Mumbai, May 2: Indian banks will have to maintain a core capital — Tier I capital —of at least 7 per cent of their risk-weighted assets, the Reserve Bank of India announced today, while unveiling its final guidelines on Basel III capital regulations.
The new regulations will come into effect in a phased manner from January 1 next year. Banks will have to attain a minimum Tier I capital ratio of 4.5 per cent by January 2013, 5.5 per cent by January 2014, and 6 per cent by January 2015. The new capital regulations will be fully implemented by March 31, 2018.
Under the existing guidelines based on the Basel II framework, banks are required to maintain Tier I capital of at least 6 per cent of their risk-weighted assets.
For the fiscal year ending March 31, 2013, banks will have to disclose capital ratios computed under both Basel II and III guidelines.

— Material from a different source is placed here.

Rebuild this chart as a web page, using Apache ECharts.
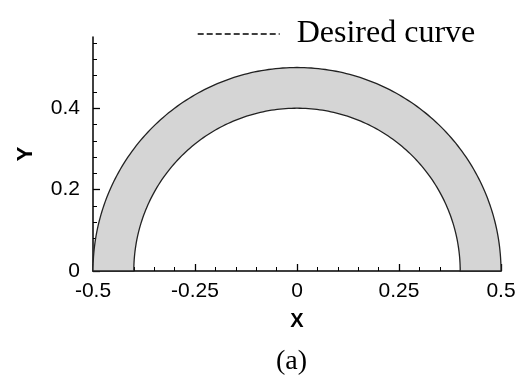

Under the existing capital adequacy guidelines, total regulatory capital comprises Tier I capital (or core capital) and Tier II capital (supplementary capital). Total regulatory capital should be at least 9 per cent of risk-weighted assets and, within this, Tier I capital should be at least 6 per cent of risk-weighted assets.
Under Basel III, Tier I capital will predominantly consist of common equity, which is defined as paid-up equity capital, share premium, surpluses arising from sale of assets, other disclosed free reserves, and balance in the profit and loss account at the end of the financial year.
The minimum total capital ratio — that is, Tier I and Tier II capital — will be 9 per cent by 2018. However, banks will have to maintain this at 8 per cent from January next year.
The guidelines provide for the creation of a capital conservation buffer of 2.5 per cent of their risk-weighted assets. The buffer will be created during periods when there is no stress within the banking system. Banks will be allowed to draw down on this buffer to cover losses suffered during periods of stress.
In addition, banks will have to create a counter-cyclical capital buffer within a range of zero to 2.5 per cent of risk-weighted assets in the form of common equity or other loss-absorbing capital. This buffer is designed to achieve a broader macro-prudential goal of protecting the banking sector during periods of excess aggregate credit growth.
The RBI is still working on the operational aspects of implementation of the counter-cyclical capital buffer. Guidance on this will be issued in due course.